Zynga harvests a new CEO
Out with the old, in with the new! Social game developer Zynga (ZNGA) is demoting its CEO, the colorful Marc Pincus, who becomes chief product officer (as an aside, there are simply too many "chiefs" at U.S. companies!). Pincus will remain chairman of the board. As a replacement, Zynga is bringing on Don Mattrick, who was president of Microsoft's Interactive Entertainment Business, where he was responsible for the Xbox franchise.

This leadership reshuffle is reminiscent of Andrew Mason's departure from the top of another product of the social networking bubble, Groupon (GRPN 0.57%), although the latter lacked the foresight to simultaneously bring in a high-quality replacement. As the following chart, both companies have inflicted similar carnage on their investors, starting on Zynga's first day of trading, Dec. 16, 2011:

ZNGA Chart

ZNGA data by YCharts.

I don't doubt that Mattrick is a talented and experienced executive -- in many ways, he's an ideal hire for the role. However, I question whether he can reverse the tide for Zynga, faced, as he is, with a business that looks largely ephemeral. I'm certain there is a durable market of some size for social networking games.
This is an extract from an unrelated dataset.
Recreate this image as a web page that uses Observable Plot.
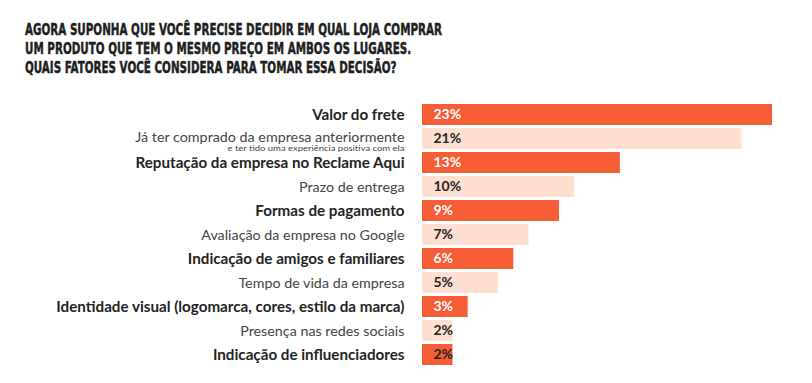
<!DOCTYPE html>
<html><head><meta charset="utf-8">
<script src="https://cdn.jsdelivr.net/npm/d3@7"></script>
<script src="https://cdn.jsdelivr.net/npm/@observablehq/plot@0.6"></script>
<style>
html,body{margin:0;padding:0;background:#fff;}
#wrap{position:relative;width:812px;height:383px;overflow:hidden;}
#title{position:absolute;left:24.5px;top:20px;margin:0;font-family:"DejaVu Sans",sans-serif;font-stretch:condensed;font-weight:bold;font-size:16.5px;line-height:19px;color:#1e1e1e;-webkit-text-stroke:0.45px #1e1e1e;}
#title span{display:block;white-space:nowrap;transform-origin:0 50%;width:max-content;}
#chart{position:absolute;left:0;top:90px;}
</style></head>
<body><div id="wrap">
<div id="title"></div>
<div id="chart"></div>
</div>
<script>
const titleLines = [
  "AGORA SUPONHA QUE VOCÊ PRECISE DECIDIR EM QUAL LOJA COMPRAR",
  "UM PRODUTO QUE TEM O MESMO PREÇO EM AMBOS OS LUGARES.",
  "QUAIS FATORES VOCÊ CONSIDERA PARA TOMAR ESSA DECISÃO?"
];
const categories = [
  "Valor do frete",
  "Já ter comprado da empresa anteriormente",
  "Reputação da empresa no Reclame Aqui",
  "Prazo de entrega",
  "Formas de pagamento",
  "Avaliação da empresa no Google",
  "Indicação de amigos e familiares",
  "Tempo de vida da empresa",
  "Identidade visual (logomarca, cores, estilo da marca)",
  "Presença nas redes sociais",
  "Indicação de influenciadores"
];
const values = [23, 21, 13, 10, 9, 7, 6, 5, 3, 2, 2];
const notes = ["", "e ter tido uma experiência positiva com ela", "", "", "", "", "", "", "", "", ""];

// title
const titleEl = document.getElementById("title");
const spans = titleLines.map(t => { const s = document.createElement("span"); s.textContent = t; titleEl.appendChild(s); return s; });
const w0 = spans[0].getBoundingClientRect().width;
const sx = 417 / w0;
spans.forEach(s => s.style.transform = `scaleX(${sx})`);

const data = categories.map((c, i) => ({category: c, value: values[i], note: notes[i], strong: i % 2 === 0}));
const ORANGE = "#F65C36", PEACH = "#FEDFD0", DARK = "#232323", GRAY = "#444444";
const font = "Lato, 'Open Sans', sans-serif";

const chart = Plot.plot({
  width: 812,
  height: 293,
  marginLeft: 422,
  marginRight: 40,
  marginTop: 9.7,
  marginBottom: 12.8,
  style: {fontFamily: font, background: "transparent"},
  x: {domain: [0, 23], axis: null},
  y: {domain: categories, padding: 0.11, axis: null},
  marks: [
    Plot.barX(data, {y: "category", x: "value", fill: d => d.strong ? ORANGE : PEACH}),
    Plot.text(data.filter(d => d.strong), {y: "category", x: 0, text: "category", textAnchor: "end", dx: -18, fontWeight: "bold", fontSize: 15.2, fill: DARK}),
    Plot.text(data.filter(d => !d.strong && !d.note), {y: "category", x: 0, text: "category", textAnchor: "end", dx: -18, fontSize: 14.3, fill: GRAY}),
    Plot.text(data.filter(d => !d.strong && d.note), {y: "category", x: 0, text: "category", textAnchor: "end", dx: -18, dy: -2, fontSize: 14.3, fill: GRAY}),
    Plot.text(data.filter(d => d.note), {y: "category", x: 0, text: "note", textAnchor: "end", dx: -18, dy: 10, fontSize: 7.5, fill: GRAY}),
    Plot.text(data, {y: "category", x: 0, text: d => d.value + "%", textAnchor: "start", dx: 11, fontWeight: "bold", fontSize: 14, fill: d => (d.strong && d.value >= 3) ? "#ffffff" : DARK})
  ]
});
const noteSet = new Set(notes.filter(n => n));
d3.select(chart).selectAll("text").filter(function() { return noteSet.has(this.textContent); })
  .attr("textLength", 177).attr("lengthAdjust", "spacingAndGlyphs");
document.getElementById("chart").appendChild(chart);
</script>
</body></html>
The trouble is, it's difficult to say what size that is and whether it can support Zynga's current valuation (we already know it can't support the valuation the company achieved early on in its life as a public company.)

Today's news is favorable for Zynga, but investors who bid the shares up 10% are making a long-shot bet and the stock isn't anywhere near cheap enough to justify that.